Sixteen-year old Jonathan Dos Santos was killed last month while riding his bike in Dorchester. Police say two other teens shot the popular basketball player, after they ambushed him.
The pair were in court today for a probable cause hearing. Both are charged with murder.
16 year old Rasean Watkins plays ball during the day with his friends but is still afraid to ride his bike in his Dorchester neighborhood, and doesn't anymore, after his friend and teammate Jonathan Dos Santos was shot and killed while riding his.
"Me and Jonathan played for the same AAU team, we both played for the Boston Tigers and it was a real struggle for Boston Tigers knowing that he was a fellow player for the team," said Watkins.
"I definitely worry about being on a bike in a dangerous area. It's dangerous and people can mistake you for a gang member."
Police say 14 year old Raeshawn Moody and 16 year old Dushawn Taylor-Gennis shot and killed Jonathan. Rasean says what happened to his friend is a grim reality.
"It definitely made me think of how dangerous it is in the street and how dangerous it is. Especially here in the Dorchester area," said Watkins.
Here in the Dorchester community where Jonathan Dos Santos was killed about a month ago, they're not forgetting about him. We spent some time with his former coach Parris Cherry who says now he’s just trying to get his kids off the street.
"The sad reality is every moment that a kid is on the street is an opportunity for something bad to happen so we don’t wanna be reactionary. We want to be proactive and make sure we keep the kids we're working with safe as much as possible and having a van is a huge way to do that," said Cherry.
Jonathan told his coach he didn't feel safe walking in the street and always wanted a ride home, so Cherry has applied for an emergency grant to get a van to drop his players off after games.
Cherry says Jonathan told him he was being pressure to join a gang, both in person and on Facebook.

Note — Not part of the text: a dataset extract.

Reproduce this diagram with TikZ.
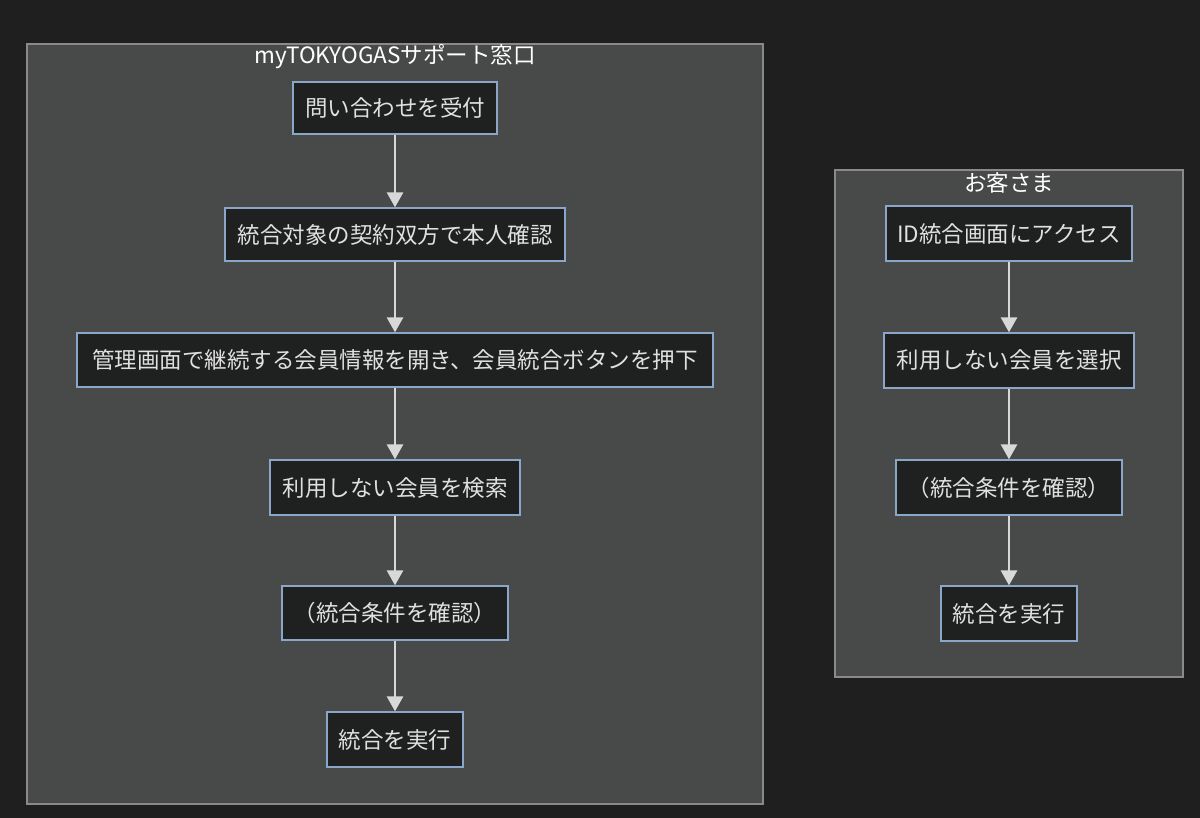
\documentclass[tikz,border=0pt]{standalone}
\usepackage{fontspec}
\setmainfont{Noto Sans CJK JP}
\usetikzlibrary{arrows.meta}
\definecolor{bg}{HTML}{1F1F1F}
\definecolor{cl}{HTML}{484949}
\definecolor{clb}{HTML}{8A8A8A}
\definecolor{nf}{HTML}{1F2020}
\definecolor{nb}{HTML}{8AA6C8}
\definecolor{tx}{HTML}{E0E0E0}
\definecolor{ar}{HTML}{D8D8D8}
\begin{document}
\begin{tikzpicture}[x=1pt,y=-1pt,
  box/.style={draw=nb,fill=nf,line width=1.3pt,text=tx,font=\fontsize{22.5}{24}\selectfont,inner sep=0pt,anchor=center},
  clus/.style={draw=clb,fill=cl,line width=1.3pt},
  ttl/.style={text=white,font=\fontsize{22.5}{24}\selectfont},
  arr/.style={draw=ar,line width=2.8pt,-{Triangle[length=15pt,width=16pt]}}]
\fill[bg] (0,0) rectangle (1200,818);
\useasboundingbox (0,0) rectangle (1200,818);
\draw[clus] (27,44) rectangle (763,804);
\node[ttl] (t1) at (395,57) {myTOKYOGASサポート窓口};
\draw[clus] (835,170) rectangle (1183,677);
\node[ttl] (t2) at (1009,183) {お客さま};
\node[box,minimum width=204,minimum height=52] (a1) at (395,108) {問い合わせを受付};
\node[box,minimum width=340,minimum height=53] (a2) at (395,234.5) {統合対象の契約双方で本人確認};
\node[box,minimum width=636,minimum height=54] (a3) at (395,360) {管理画面で継続する会員情報を開き、会員統合ボタンを押下};
\node[box,minimum width=250,minimum height=55] (a4) at (395,487.5) {利用しない会員を検索};
\node[box,minimum width=226,minimum height=54] (a5) at (395,613) {（統合条件を確認）};
\node[box,minimum width=136,minimum height=55] (a6) at (395,739.5) {統合を実行};
\node[box,minimum width=246,minimum height=55] (b1) at (1009,233.5) {ID統合画面にアクセス};
\node[box,minimum width=250,minimum height=55] (b2) at (1009,360.5) {利用しない会員を選択};
\node[box,minimum width=226,minimum height=55] (b3) at (1009,487.5) {（統合条件を確認）};
\node[box,minimum width=136,minimum height=55] (b4) at (1009,613.5) {統合を実行};
\foreach \u/\v in {a1/a2,a2/a3,a3/a4,a4/a5,a5/a6,b1/b2,b2/b3,b3/b4}
  \draw[arr] (\u) -- (\v);
\end{tikzpicture}
\end{document}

Cherry says he now takes social media threats much more seriously.
"Immediately reach out to law enforcement and let them know what's going on," said Cherry.
Boston Police say they take social media threats seriously too but they need to be reported in order for them to investigate.
Watkins says he watches what he posts on facebook even more. "I don’t announce myself on where I'm at. I'll write statuses on life but not where I'm at or what I'm doing at the moment."
Cherry has extended his basketball camp hours to give players a safe place to go, but says more needs to be done aside from monitoring Facebook and getting transportation. He wants kids who may be in danger to be moved out of the city if possible.
Watkins has become much more aware of his surroundings. "I go home early, earlier than I normally do. I stay away from dangerous areas."
Simple or common sense precautions that could prove life saving.